Print and Go Back ESPN.com: NFL Nation [Print without images]

Friday, December 19, 2008
Chargers face simple decision if they fail


Posted by ESPN.com's Bill Williamson

It is chic to bash Norv Turner these days.

It has become a cottage industry in San Diego. This, however, is not intended to clobber Turner for his lack of head-coaching chops or to harp on the past.

No, this is all about the future. It's all about the next nine days. It's all about the bottom line. If the San Diego Chargers do not win the AFC West title, Turner needs to be fired.

 
 Tim Umphrey/Getty Images
 Norv Turner and the Chargers are 6-8 this season.

The Chargers, they of legitimate Super Bowl aspirations when the season kicked off in September, are 6-8. They trail the 8-6 Denver Broncos by two games in the AFC West with two games remaining in the regular season. If the Broncos win or tie once the rest of the way, or if the Chargers lose or tie in the final two games, Denver will win the division. The Chargers will be out and it will represent one of the biggest disappointments in the NFL this decade.

It's a fact that in the NFL, coaches who fail need to be fired. And if Turner fails to win the AFC West title, it will be an inexcusable, unexplainable offense.

The Chargers would have no other legitimate choice but to fire him. Would anyone really want him in town if the Chargers don't win the division? The fans have been booing Turner on and off throughout his near two-season stay in San Diego. One player, Kassim Osgood, has publicly called the head coach a "great coordinator." If the Chargers end up a second-place team, the booing and the player discontent would only intensify.

What other choice would the Chargers' brass have? It would only infuriate the city of San Diego, which has been slow to fill seats in this season of dissatisfaction, by keeping Turner.

Yes, we know that Chargers owner Dean Spanos and general manager A.J. Smith came out last month and made it abundantly clear that Turner would return in 2009 regardless what would happened the rest of the season. One of the underlying reasons why Spanos and Smith were so supportive was they both probably thought it would relax Turner and the team and allow them to finish off a comeback in the AFC West. After all, San Diego won its final six games last season to go 11-5.

However, despite the vote of coincidence, the Chargers never caught fire this season. They were 4-6 at time of the endorsements. San Diego has gone 2-2 since. Average, not great -- and that's the problem. San Diego has expected greatness from the Chargers this season.

After a 2006 season in which the Chargers went 14-2 but lost in the first round of the playoffs, Turner was hired to replace Marty Schottenheimer. Turner, who had underwhelming stints as the head man in Washington and Oakland, righted the San Diego ship late last season and the team went to the AFC title game.
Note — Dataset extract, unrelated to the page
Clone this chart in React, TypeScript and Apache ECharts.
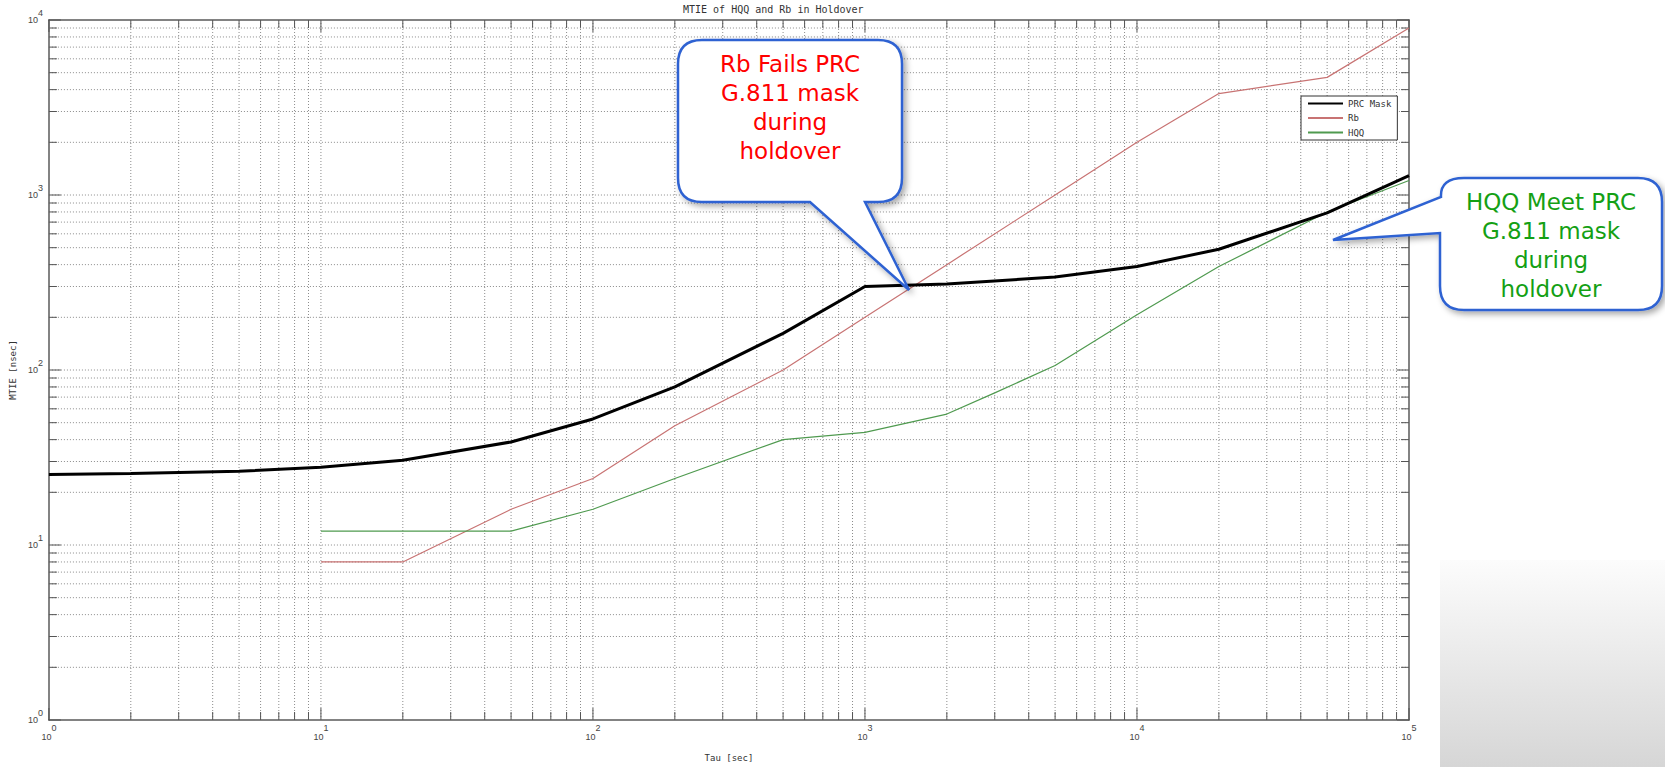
import { useEffect, useRef } from "react";
import * as echarts from "echarts";

// ---- data ----
const PRC_TAU = [1, 2, 5, 10, 20, 50, 100, 200, 500, 1000, 2000, 5000, 10000, 20000, 50000, 100000];
const PRC_MTIE = [25.3, 25.6, 26.4, 27.8, 30.5, 38.8, 52.5, 80, 162, 300, 310, 340, 390, 490, 790, 1290];

const RB_TAU = [10, 20, 50, 100, 200, 500, 1000, 2000, 5000, 10000, 20000, 50000, 100000];
const RB_MTIE = [8, 8, 16, 24, 48, 100, 200, 400, 1000, 2000, 3800, 4700, 9000];

const HQQ_TAU = [10, 20, 50, 100, 200, 500, 1000, 2000, 3000, 5000, 10000, 20000, 50000, 100000];
const HQQ_MTIE = [12, 12, 12, 16, 24, 40, 44, 56, 74, 106, 207, 390, 800, 1210];

const SERIES_NAMES = ["PRC Mask", "Rb", "HQQ"];

// axis decades and minor steps (log grid)
const X_DECADES = [1, 10, 100, 1000, 10000, 100000];
const Y_DECADES = [1, 10, 100, 1000, 10000];
const MINOR_STEPS = [2, 3, 4, 5, 6, 7, 8, 9];

const TITLE = "MTIE of HQQ and Rb in Holdover";
const X_NAME = "Tau [sec]";
const Y_NAME = "MTIE [nsec]";
const CALLOUT_RB = "Rb Fails PRC\nG.811 mask\nduring\nholdover";
const CALLOUT_HQQ = "HQQ Meet PRC\nG.811 mask\nduring\nholdover";

const pairs = (xs: number[], ys: number[]) => xs.map((x, i) => [x, ys[i]]);

const CALLOUT1_D =
  "M702,40 L878,40 Q902,40 902,64 L902,178 Q902,202 878,202 L865,202 L909,290 L810,202 L702,202 Q678,202 678,178 L678,64 Q678,40 702,40 Z";
const CALLOUT2_D =
  "M1464,178 L1638,178 Q1662,178 1662,202 L1662,286 Q1662,310 1638,310 L1464,310 Q1440,310 1440,286 L1440,233 L1333,240 L1441,197 Q1440,178 1464,178 Z";

let registered = false;
function registerShapes() {
  if (registered) return;
  registered = true;
  echarts.graphic.registerShape("callout1", echarts.graphic.extendPath(CALLOUT1_D, {}) as any);
  echarts.graphic.registerShape("callout2", echarts.graphic.extendPath(CALLOUT2_D, {}) as any);
}

export default function App() {
  const ref = useRef<HTMLDivElement>(null);

  useEffect(() => {
    document.body.style.margin = "0";
    registerShapes();
    const chart = echarts.init(ref.current!, null, { renderer: "svg" });

    const mono = "'DejaVu Sans Mono', monospace";
    const tickFont = "'Liberation Sans', Arial, sans-serif";
    const axisLineStyle = { color: "#5a5a5a", width: 1.5 };

    const expFormatter = (v: number) => `{b|10}{e|${Math.round(Math.log10(v))}}`;

    const gridStyle = { stroke: "#8c8c8c", lineWidth: 1, lineDash: [1, 2], fill: null };
    const tickStyle = { stroke: "#555", lineWidth: 1, fill: null };

    const renderGrid = (_params: any, api: any) => {
      const children: any[] = [];
      const [xl, yb] = api.coord([X_DECADES[0], Y_DECADES[0]]);
      const [xr, yt] = api.coord([X_DECADES[X_DECADES.length - 1], Y_DECADES[Y_DECADES.length - 1]]);
      const xMax = X_DECADES[X_DECADES.length - 1];
      const yMax = Y_DECADES[Y_DECADES.length - 1];
      const xs: [number, boolean][] = [];
      X_DECADES.forEach((d) => {
        xs.push([d, true]);
        if (d < xMax) MINOR_STEPS.forEach((m) => xs.push([d * m, false]));
      });
      const ys: [number, boolean][] = [];
      Y_DECADES.forEach((d) => {
        ys.push([d, true]);
        if (d < yMax) MINOR_STEPS.forEach((m) => ys.push([d * m, false]));
      });
      xs.forEach(([v, major]) => {
        const px = api.coord([v, Y_DECADES[0]])[0];
        const L = major ? 12 : 8;
        if (v !== X_DECADES[0] && v !== xMax) {
          children.push({ type: "line", shape: { x1: px, y1: yb, x2: px, y2: yt }, style: gridStyle, silent: true });
        }
        children.push({ type: "line", shape: { x1: px, y1: yb, x2: px, y2: yb - L }, style: tickStyle, silent: true });
        children.push({ type: "line", shape: { x1: px, y1: yt, x2: px, y2: yt + L }, style: tickStyle, silent: true });
      });
      ys.forEach(([v, major]) => {
        const py = api.coord([X_DECADES[0], v])[1];
        const L = major ? 12 : 8;
        if (v !== Y_DECADES[0] && v !== yMax) {
          children.push({ type: "line", shape: { x1: xl, y1: py, x2: xr, y2: py }, style: gridStyle, silent: true });
        }
        children.push({ type: "line", shape: { x1: xl, y1: py, x2: xl + L, y2: py }, style: tickStyle, silent: true });
        children.push({ type: "line", shape: { x1: xr, y1: py, x2: xr - L, y2: py }, style: tickStyle, silent: true });
      });
      return { type: "group", children };
    };

    const option: any = {
      animation: false,
      backgroundColor: "#ffffff",
      title: {
        text: TITLE,
        left: 683,
        top: 4,
        padding: 0,
        textStyle: { fontFamily: mono, fontSize: 10, fontWeight: "normal", color: "#333" },
      },
      legend: {
        data: SERIES_NAMES,
        orient: "vertical",
        left: 1301,
        top: 96,
        padding: [3, 6, 3, 6],
        itemWidth: 35,
        itemHeight: 10,
        itemGap: 5.5,
        borderColor: "#333",
        borderWidth: 1,
        backgroundColor: "#fff",
        itemStyle: { opacity: 0 },
        textStyle: { fontFamily: mono, fontSize: 9, color: "#333" },
      },
      grid: { left: 46, top: 20, width: 1363, height: 705, containLabel: false },
      xAxis: [
        {
          type: "log",
          logBase: 10,
          min: 1,
          max: 100000,
          position: "bottom",
          name: X_NAME,
          nameLocation: "middle",
          nameGap: 33,
          nameTextStyle: { fontFamily: mono, fontSize: 9, color: "#333" },
          axisLine: { show: true, lineStyle: axisLineStyle },
          axisTick: { show: false },
          splitLine: { show: false },
          minorTick: { show: false },
          axisLabel: {
            margin: 3,
            formatter: expFormatter,
            rich: {
              b: { fontFamily: tickFont, fontSize: 9, color: "#444", lineHeight: 28, verticalAlign: "middle" },
              e: { fontFamily: tickFont, fontSize: 9, color: "#444", verticalAlign: "top" },
            },
          },
        },
        {
          type: "log",
          logBase: 10,
          min: 1,
          max: 100000,
          position: "top",
          axisLine: { show: true, lineStyle: axisLineStyle },
          axisTick: { show: false },
          axisLabel: { show: false },
          splitLine: { show: false },
        },
      ],
      yAxis: [
        {
          type: "log",
          logBase: 10,
          min: 1,
          max: 10000,
          position: "left",
          name: Y_NAME,
          nameLocation: "middle",
          nameGap: 26,
          nameTextStyle: { fontFamily: mono, fontSize: 9, color: "#333" },
          axisLine: { show: true, lineStyle: axisLineStyle },
          axisTick: { show: false },
          splitLine: { show: false },
          minorTick: { show: false },
          axisLabel: {
            margin: 6,
            formatter: expFormatter,
            rich: {
              b: { fontFamily: tickFont, fontSize: 9, color: "#444", lineHeight: 24, verticalAlign: "middle" },
              e: { fontFamily: tickFont, fontSize: 9, color: "#444", verticalAlign: "top" },
            },
          },
        },
        {
          type: "log",
          logBase: 10,
          min: 1,
          max: 10000,
          position: "right",
          axisLine: { show: true, lineStyle: axisLineStyle },
          axisTick: { show: false },
          axisLabel: { show: false },
          splitLine: { show: false },
        },
      ],
      series: [
        {
          type: "custom",
          name: "grid",
          xAxisIndex: 0,
          yAxisIndex: 0,
          silent: true,
          z: 1,
          data: [[X_DECADES[0], Y_DECADES[0]]],
          renderItem: renderGrid,
        },
        {
          type: "line",
          name: SERIES_NAMES[0],
          data: pairs(PRC_TAU, PRC_MTIE),
          symbol: "none",
          showSymbol: false,
          z: 5,
          lineStyle: { color: "#000000", width: 3 },
          itemStyle: { color: "#000000" },
        },
        {
          type: "line",
          name: SERIES_NAMES[1],
          data: pairs(RB_TAU, RB_MTIE),
          symbol: "none",
          showSymbol: false,
          z: 4,
          lineStyle: { color: "#c87373", width: 1.2 },
          itemStyle: { color: "#c87373" },
        },
        {
          type: "line",
          name: SERIES_NAMES[2],
          data: pairs(HQQ_TAU, HQQ_MTIE),
          symbol: "none",
          showSymbol: false,
          z: 4,
          lineStyle: { color: "#4f9a4f", width: 1.2 },
          itemStyle: { color: "#4f9a4f" },
        },
      ],
      graphic: [
        {
          type: "rect",
          z: 0,
          silent: true,
          shape: { x: 1440, y: 560, width: 225, height: 207 },
          style: {
            fill: new echarts.graphic.LinearGradient(0, 0, 0, 1, [
              { offset: 0, color: "#fcfcfc" },
              { offset: 1, color: "#d6d6d6" },
            ]),
          },
        },
        {
          type: "callout1",
          x: 0,
          y: 0,
          z: 100,
          silent: true,
          style: {
            fill: "#ffffff",
            stroke: "#2f62d2",
            lineWidth: 2.5,
            shadowBlur: 6,
            shadowOffsetX: 3,
            shadowOffsetY: 3,
            shadowColor: "rgba(0,0,0,0.35)",
          },
        },
        {
          type: "text",
          z: 101,
          silent: true,
          x: 790,
          y: 49,
          style: {
            text: CALLOUT_RB,
            fill: "#ff0000",
            font: "23px 'DejaVu Sans', Verdana, sans-serif",
            align: "center",
            verticalAlign: "top",
            lineHeight: 29,
          },
        },
        {
          type: "callout2",
          x: 0,
          y: 0,
          z: 100,
          silent: true,
          style: {
            fill: "#ffffff",
            stroke: "#2f62d2",
            lineWidth: 2.5,
            shadowBlur: 6,
            shadowOffsetX: 3,
            shadowOffsetY: 3,
            shadowColor: "rgba(0,0,0,0.35)",
          },
        },
        {
          type: "text",
          z: 101,
          silent: true,
          x: 1551,
          y: 187,
          style: {
            text: CALLOUT_HQQ,
            fill: "#14a014",
            font: "23px 'DejaVu Sans', Verdana, sans-serif",
            align: "center",
            verticalAlign: "top",
            lineHeight: 29,
          },
        },
      ],
    };

    chart.setOption(option);
    return () => chart.dispose();
  }, []);

  return (
    <div
      ref={ref}
      style={{ position: "fixed", left: 0, top: 0, width: 1665, height: 767, background: "#fff" }}
    />
  );
}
With one of the best rosters in the league, the Chargers were expecting to be a serious contender and make the next step to the Super Bowl.

And that's why Turner should be fired if the team doesn't make the playoffs. If Denver dives and San Diego, which plays host to the Broncos in the season finale Dec. 28, wins the division crown, Turner should be given another season. That's only fair.

If the Chargers don't win the division, though, there is no reason to keep Turner. He will lose the city and probably the organization. There will be little excitement for 2009 in San Diego if Turner survives after missing the playoffs.

It's not as San Diego stumbled a bit, finished 10-6 and was beaten out by a surprise team that went 11-5.

The Broncos have eight wins. The AFC West is arguably the worst division this season. The Chargers could have stumbled here and there and still won the division. But they have six wins. Sure, four of those losses have come in the final seconds. But how about winning one or two of those games?

Also, it isn't as San Diego has been ravaged by injuries. Yes, the Chargers lost star linebacker Shawne Merriman after the first week. But there haven't been many other problems. The Chargers have put four players on injured reserve this season. In contrast, Denver has put 14 players on injured reserve and has played long stretches without star players.

Yet, the Chargers have been paralyzed by the loss of Merriman. They have needed to adjust and it hasn't happened.

In short, the Chargers' failures in 2008 are not because of difficult-to-explain circumstances. They just haven't been very good. And in those situations, the coach usually has to pay.

If Turner wins the division, all bets are off. If he doesn't, San Diego needs to find a coach who can win a mediocre division.